Blood Born starts out as a horror mystery, where victims of rape in the Washington D.C. area are all impregnated and the gestation period is accelerated to the point where it is forty times faster than normal. In other words, these women will produce a full term baby within one week. The case is being handled by Detective Christina Randall and we are introduced to her and Margaret Connolly, the mother of one of the rape victims, who also happens to be a fertility specialist working for a local fertility clinic that also does genetic research.
As with any mystery, we are given hints and details as to the M.O. of the rapist as the due date on the first few victims draws near and it becomes clear fairly quickly that the rapist is not quite human.
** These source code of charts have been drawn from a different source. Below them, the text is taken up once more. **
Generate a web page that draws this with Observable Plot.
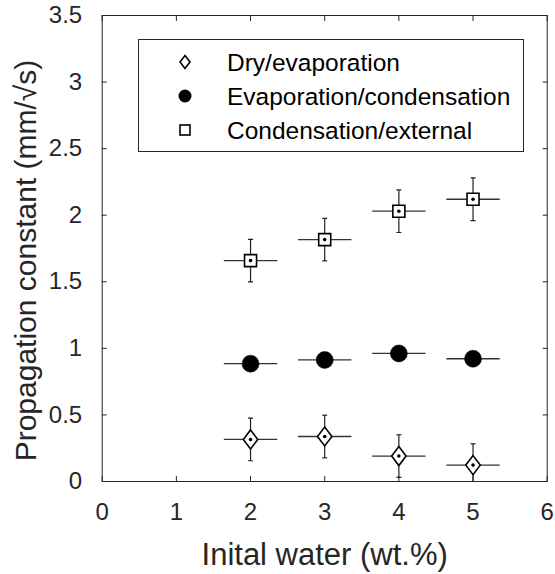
<!DOCTYPE html>
<html><head><meta charset="utf-8">
<script src="https://cdn.jsdelivr.net/npm/d3@7"></script>
<script src="https://cdn.jsdelivr.net/npm/@observablehq/plot@0.6"></script>
<style>
body{margin:0;background:#fff;font-family:"Liberation Sans",Arial,sans-serif;}
#wrap{position:relative;width:555px;height:574px;}
#legend{position:absolute;left:138px;top:39px;width:386px;height:113px;border:1px solid #262626;background:#fff;box-sizing:border-box;}
#legend svg{position:absolute;left:0;top:0;}
</style></head><body><div id="wrap"></div>
<script>
// ---- data ----
const water = [2, 3, 4, 5];
const waterErr = [0.36, 0.36, 0.36, 0.36];
const dryVal = [0.316, 0.338, 0.191, 0.123];
const dryErr = [0.16, 0.16, 0.16, 0.16];
const evapVal = [0.885, 0.913, 0.962, 0.922];
const evapErr = [0, 0, 0, 0];
const condVal = [1.659, 1.817, 2.03, 2.12];
const condErr = [0.16, 0.16, 0.16, 0.16];
const seriesNames = ["Dry/evaporation", "Evaporation/condensation", "Condensation/external"];
const xTicks = [0, 1, 2, 3, 4, 5, 6];
const yTicks = [0, 0.5, 1, 1.5, 2, 2.5, 3, 3.5];
const xTitle = "Inital water (wt.%)";
const yTitle = "Propagation constant (mm/\u221As)";

// ---- build table ----
const vals = [dryVal, evapVal, condVal];
const errs = [dryErr, evapErr, condErr];
const rows = [];
vals.forEach((v, s) => water.forEach((w, i) => rows.push({s, x: w, y: v[i], xe: waterErr[i], ye: errs[s][i]})));
const caps = [];
rows.filter(d => d.ye > 0).forEach(d => { caps.push({x: d.x, y: d.y - d.ye}); caps.push({x: d.x, y: d.y + d.ye}); });

// ---- symbols ----
const diamondSym = {draw(ctx, size) { const r = Math.sqrt(size / Math.PI); const w = r * 0.76; ctx.moveTo(0, -r); ctx.lineTo(w, 0); ctx.lineTo(0, r); ctx.lineTo(-w, 0); ctx.closePath(); }};
const squareSym = {draw(ctx, size) { const r = Math.sqrt(size / Math.PI); ctx.rect(-r, -r, 2 * r, 2 * r); }};
const capSym = {draw(ctx, size) { const r = Math.sqrt(size / Math.PI); ctx.moveTo(-r, 0); ctx.lineTo(r, 0); }};

const ink = "#262626";
const font = "'Liberation Sans', Arial, sans-serif";
const fmt = d3.format("~g");

const plot = Plot.plot({
  width: 555, height: 574,
  marginLeft: 101.7, marginRight: 8.3, marginTop: 15, marginBottom: 93,
  style: {fontFamily: font, fontSize: "24px", color: ink, background: "#fff"},
  x: {domain: [0, 6]},
  y: {domain: [0, 3.5]},
  marks: [
    Plot.axisX(xTicks, {anchor: "bottom", tickSize: 0, tickPadding: 21, tickFormat: fmt, label: null, fill: ink}),
    Plot.axisX(xTicks, {anchor: "bottom", tickSize: -5, tickFormat: () => "", label: null, stroke: ink}),
    Plot.axisX(xTicks, {anchor: "top", tickSize: -5, tickFormat: () => "", label: null, stroke: ink}),
    Plot.axisY(yTicks, {anchor: "left", tickSize: 0, tickPadding: 20, tickFormat: fmt, label: null, fill: ink}),
    Plot.axisY(yTicks, {anchor: "left", tickSize: -5, tickFormat: () => "", label: null, stroke: ink}),
    Plot.axisY(yTicks, {anchor: "right", tickSize: -5, tickFormat: () => "", label: null, stroke: ink}),
    Plot.frame({stroke: ink, strokeWidth: 1}),
    Plot.link(rows, {x1: d => d.x - d.xe, x2: d => d.x + d.xe, y1: "y", y2: "y", stroke: "#333", strokeWidth: 1.3}),
    Plot.link(rows.filter(d => d.ye > 0), {x1: "x", x2: "x", y1: d => d.y - d.ye, y2: d => d.y + d.ye, stroke: "#222", strokeWidth: 1.2, clip: true}),
    Plot.dot(caps, {x: "x", y: "y", symbol: capSym, r: 2.5, stroke: "#222", strokeWidth: 1.2, clip: true}),
    Plot.dot(rows.filter(d => d.s === 0), {x: "x", y: "y", symbol: diamondSym, r: 9.5, fill: "white", stroke: "black", strokeWidth: 1.6}),
    Plot.dot(rows.filter(d => d.s === 1), {x: "x", y: "y", r: 8.5, fill: "black", stroke: "black", strokeWidth: 0.5}),
    Plot.dot(rows.filter(d => d.s === 2), {x: "x", y: "y", symbol: squareSym, r: 6, fill: "white", stroke: "black", strokeWidth: 1.6}),
    Plot.dot(rows.filter(d => d.s !== 1), {x: "x", y: "y", r: 1.8, fill: "black"}),
    Plot.text([xTitle], {text: d => d, frameAnchor: "bottom", dy: 74, lineAnchor: "middle", textAnchor: "middle", fontSize: 31, fill: ink}),
    Plot.text([yTitle], {text: d => d, frameAnchor: "left", dx: -76, dy: 12, rotate: -90, lineAnchor: "middle", textAnchor: "middle", fontSize: 30, fill: ink})
  ]
});
const wrap = document.getElementById("wrap");
wrap.appendChild(plot);

// ---- legend ----
const leg = document.createElement("div");
leg.id = "legend";
wrap.appendChild(leg);
const svg = d3.select(leg).append("svg").attr("width", 384).attr("height", 111);
const rowY = [22, 56, 90];
const mx = 46, tx = 88;
seriesNames.forEach((name, i) => {
  const g = svg.append("g").attr("transform", `translate(${mx},${rowY[i]})`);
  if (i === 0) g.append("path").attr("d", "M0,-6.5L5,0L0,6.5L-5,0Z").attr("fill", "white").attr("stroke", "black").attr("stroke-width", 1.6);
  if (i === 1) g.append("circle").attr("r", 6.5).attr("fill", "black");
  if (i === 2) g.append("rect").attr("x", -5).attr("y", -5).attr("width", 10).attr("height", 10).attr("fill", "white").attr("stroke", "black").attr("stroke-width", 1.6);
  svg.append("text").attr("x", tx).attr("y", rowY[i]).attr("dy", "0.36em")
    .attr("font-family", font).attr("font-size", 24.5).attr("fill", "black").text(name);
});
</script>
</body></html>
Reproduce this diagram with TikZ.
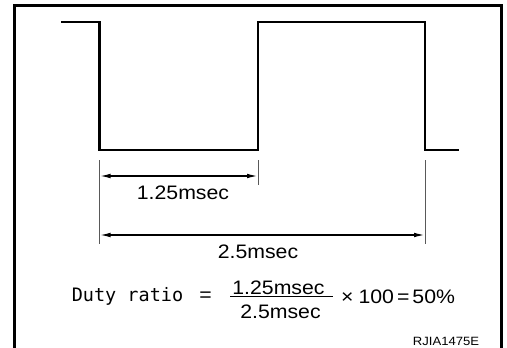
\documentclass[tikz,border=0pt]{standalone}
\usepackage{fontspec}
\setmainfont{Liberation Sans}
\newfontfamily\textelarge[FakeStretch=1.09]{Liberation Sans}
\newfontfamily\textemono{DejaVu Sans Mono}
\usetikzlibrary{calc,arrows.meta}

\begin{document}
\begin{tikzpicture}[x=1pt,y=-1pt]
        \tikzstyle{signal} = [line width=2.2pt, line join=miter]
        \tikzstyle{cadre} = [line width=3pt]
        \tikzstyle{rappel} = [line width=0.9pt, black!65]
        \tikzstyle{cote} = [line width=1.5pt, {Latex[length=11pt,width=4.6pt]}-{Latex[length=11pt,width=4.6pt]}]
        \tikzstyle{etiquette} = [inner sep=0pt, font=\textelarge\fontsize{19.5}{22}\selectfont]
        \tikzstyle{formule} = [inner sep=0pt, font=\textemono\fontsize{18.5}{21}\selectfont]
        \useasboundingbox (0,0) rectangle (507,348);
        \draw[cadre] (14,348) |- (501,5.5) -- (501,348);
        \coordinate (debut) at (61,22);
        \coordinate (chute) at (99.5,150);
        \coordinate (montee) at (258,150);
        \coordinate (haut) at (258,22);
        \coordinate (haut_fin) at (425,22);
        \coordinate (fin) at (459,150);
        \draw[signal] (debut) -| (chute) -- (montee) -- (haut) -- (haut_fin) |- (fin);
        \draw[rappel] ($(chute)+(0,10)$) -- ($(chute)+(0,94)$);
        \draw[rappel] ($(montee)+(0,10)$) -- ($(montee)+(0,35)$);
        \draw[rappel] ($(haut_fin)+(0,138)$) -- ($(haut_fin)+(0,222)$);
        \draw[cote] ($(chute)+(0,26)$) -- ($(montee)+(0,26)$);
        \draw[cote] ($(chute)+(0,85)$) -- ($(haut_fin)+(0,213)$);
        \node (court) [etiquette] at (183,193) {1.25msec};
        \node (long) [etiquette] at (258,251.5) {2.5msec};
        \node (duty) [formule] at (127.5,296.5) {Duty ratio};
        \node (egal) [etiquette] at (205.5,296.5) {=};
        \node (numerateur) [etiquette] at (278.5,287.5) {1.25msec};
        \node (denominateur) [etiquette, below of=numerateur, node distance=24pt, xshift=2pt] {2.5msec};
        \draw[line width=1.2pt] (230,296.5) -- (333,296.5);
        \node (resultat) [etiquette, anchor=west] at (341,297) {×\hspace{5pt}100\hspace{3pt}=\hspace{3pt}50\%};
        \node (reference) [inner sep=0pt, font=\textelarge\fontsize{12}{14}\selectfont] at (446,341) {RJIA1475E};
\end{tikzpicture}
\end{document}
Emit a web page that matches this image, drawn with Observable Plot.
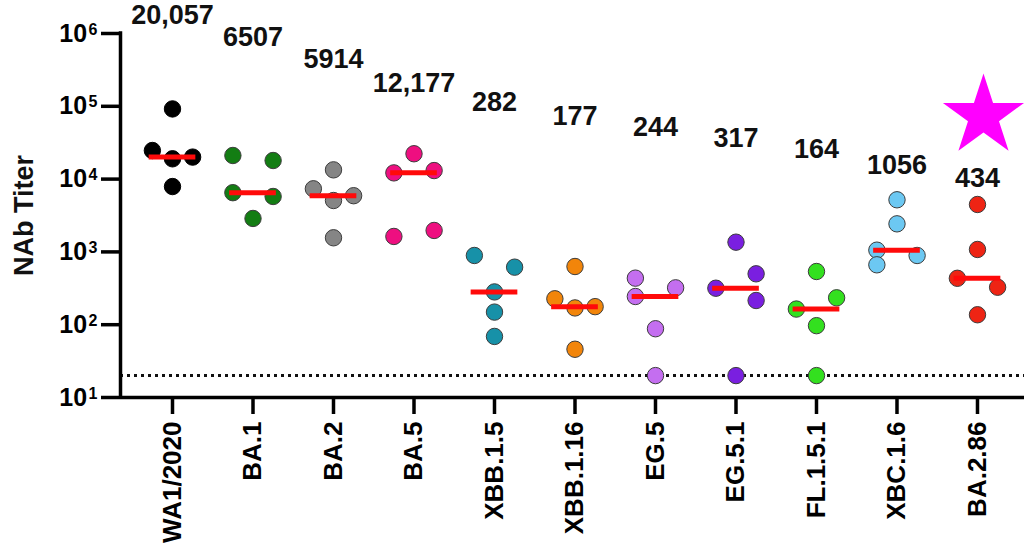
<!DOCTYPE html>
<html>
<head>
<meta charset="utf-8">
<script src="https://cdn.jsdelivr.net/npm/d3@7"></script>
<script src="https://cdn.jsdelivr.net/npm/@observablehq/plot@0.6"></script>
<style>
  html, body { margin: 0; padding: 0; background: #fff; }
  #chart { width: 1024px; height: 553px; overflow: hidden; }
</style>
</head>
<body>
<div id="chart"></div>
<script>
// ---- data ----
const variants = ["WA1/2020","BA.1","BA.2","BA.5","XBB.1.5","XBB.1.16","EG.5","EG.5.1","FL.1.5.1","XBC.1.6","BA.2.86"];
const colors   = ["#000000","#137d13","#858585","#ee0f80","#1791a8","#f2850a","#c46ef0","#7a1fe0","#33e01f","#6cc8f2","#ee2414"];
// NAb titers of each sample, per variant
const titers = [
  [92000, 24700, 20057, 19000, 7900],
  [21100, 18000, 6507, 5770, 2880],
  [13400, 7360, 5914, 5080, 1563],
  [22300, 13100, 12177, 1970, 1630],
  [893, 617, 282, 149, 69],
  [630, 227, 177, 170, 46],
  [436, 321, 244, 88, 20],
  [1360, 500, 317, 215, 20],
  [538, 234, 164, 97, 20],
  [5200, 2430, 1056, 893, 665],
  [4480, 1080, 434, 327, 137]
];
// scatter column of each sample (-1 left, 0 centre, 1 right)
const slots = [
  [0,-1,1,0,0],
  [-1,1,-1,1,0],
  [0,-1,1,0,0],
  [0,1,-1,1,-1],
  [-1,1,0,0,0],
  [0,-1,1,0,0],
  [-1,1,-1,0,0],
  [0,1,-1,1,0],
  [0,1,-1,0,0],
  [0,0,-1,1,-1],
  [0,0,-1,1,0]
];
// titer level at which each median label sits
const labelAt = [1370000, 684000, 341000, 155000, 87500, 54500, 38500, 27200, 19200, 11900, 7670];
const yTicks = [10, 100, 1000, 10000, 100000, 1000000];
const detectionLimit = 20;
const starVariant = "BA.2.86";
const starLevel = 73300;

// ---- derived tables ----
const points = [];
titers.forEach((vals, i) => vals.forEach((v, j) => points.push({i, v, s: slots[i][j], c: colors[i]})));
const medians = titers.map((vals, i) => ({i, m: d3.median(vals), at: labelAt[i]}));
const fmt = v => v >= 10000 ? d3.format(",")(v) : String(v);
const xMin = -0.646, xMax = 10.584;
const slotW = 0.25, halfLine = 0.29;

const plot = Plot.plot({
  width: 1024,
  height: 553,
  marginTop: 33,
  marginBottom: 156,
  marginLeft: 120,
  marginRight: 0,
  style: {fontFamily: "'Liberation Sans', Arial, sans-serif", fontWeight: "bold", background: "#fff", overflow: "visible"},
  x: {type: "linear", domain: [xMin, xMax]},
  y: {type: "log", domain: [10, 1e6]},
  marks: [
    Plot.ruleY([detectionLimit], {stroke: "#111", strokeWidth: 3, strokeDasharray: "3,4"}),
    Plot.dot(points, {x: d => d.i + d.s * slotW, y: "v", r: 8.2, fill: "c", stroke: d => d.i === 0 ? "#000" : "#3c3c3c", strokeWidth: 1}),
    Plot.ruleY(medians, {y: "m", x1: d => d.i - halfLine, x2: d => d.i + halfLine, stroke: "#ff0a0a", strokeWidth: 5}),
    Plot.ruleY([10], {stroke: "#000", strokeWidth: 3.5}),
    Plot.ruleX([xMin], {y1: 10, y2: 1e6, stroke: "#000", strokeWidth: 3.5, strokeLinecap: "square"}),
    Plot.axisY({ticks: yTicks, tickFormat: d => "10^" + Math.round(Math.log10(d)), tickSize: 19, tickPadding: 4, strokeWidth: 3.5, fontSize: 25, fontWeight: "bold", label: null}),
    Plot.axisX({ticks: d3.range(variants.length), tickFormat: i => variants[i], tickRotate: -90, tickSize: 17, tickPadding: 7, strokeWidth: 3.5, fontSize: 26, fontWeight: "bold", label: null}),
    Plot.text(medians, {x: "i", y: "at", text: d => fmt(d.m), fontSize: 27, fontWeight: "bold", textAnchor: "middle", lineAnchor: "bottom", fill: "#111"}),
    Plot.text(["NAb Titer"], {frameAnchor: "left", dx: -96, rotate: -90, textAnchor: "middle", lineAnchor: "middle", fontSize: 27, fontWeight: "bold", fill: "#111"}),
    Plot.dot([starVariant], {x: d => variants.indexOf(d), y: () => starLevel, symbol: "star", r: 25.5, fill: "#ff00ff", dx: 6})
  ]
});

// superscript exponents on the y tick labels
plot.querySelectorAll('[aria-label="y-axis tick label"] text').forEach(t => {
  const m = /^10\^(\d+)$/.exec(t.textContent);
  if (!m) return;
  t.textContent = "10";
  const sup = document.createElementNS("http://www.w3.org/2000/svg", "tspan");
  sup.setAttribute("dy", "-7");
  sup.setAttribute("dx", "1.5");
  sup.setAttribute("font-size", "16");
  sup.textContent = m[1];
  t.appendChild(sup);
});

document.getElementById("chart").appendChild(plot);
</script>
</body>
</html>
The pieces of the puzzle begin to fit together, but then the book took a dramatic change.
This tale becomes an entirely different type of horror novel somewhere between a third and halfway through, where monsters run rampant, annihilating everything in their path. The transition was jarring, to say the least, though I don't necessarily mean that as a negative. But be forewarned that while the mystery continues to unravel all the way up until the end of this tale, it takes a backseat to the violent and graphic action that dominates the second half of this book.
This story has a flavor of a patient zero type apocalyptic tale, with a significant build-up to the point where all hell breaks loose. When it does break lose, the story turns on the afterburners and blasts ahead at a hundred miles an hour. The author does a solid job working to explain the science behind the beasts in the story, though I was left with plenty more questions about them and how they would co-exist with the rest of the world. That is the challenge with diving into the science of something like this-there are often a lot of questions that are difficult to answer vs. making the creatures in question a complete mystery.
Overall, this is a fast paced book with a lot of surprising deaths and plenty of gruesome action. With rape being a key part of the story, it probably won’t appeal to certain chunk of audience out there, but it is a well written scientific tale of horror. While I was expecting it to be a more subtle mystery throughout, when the gears shifted and story changed from that to an adrenaline fueled nightmare, I was able to adapt my expectations. The author keeps things moving at a good clip throughout and this was an easy and entertaining novel to read. I do sense that there is a distinct possibility of a sequel based on the ending, though this book can definitely be considered a stand alone tale.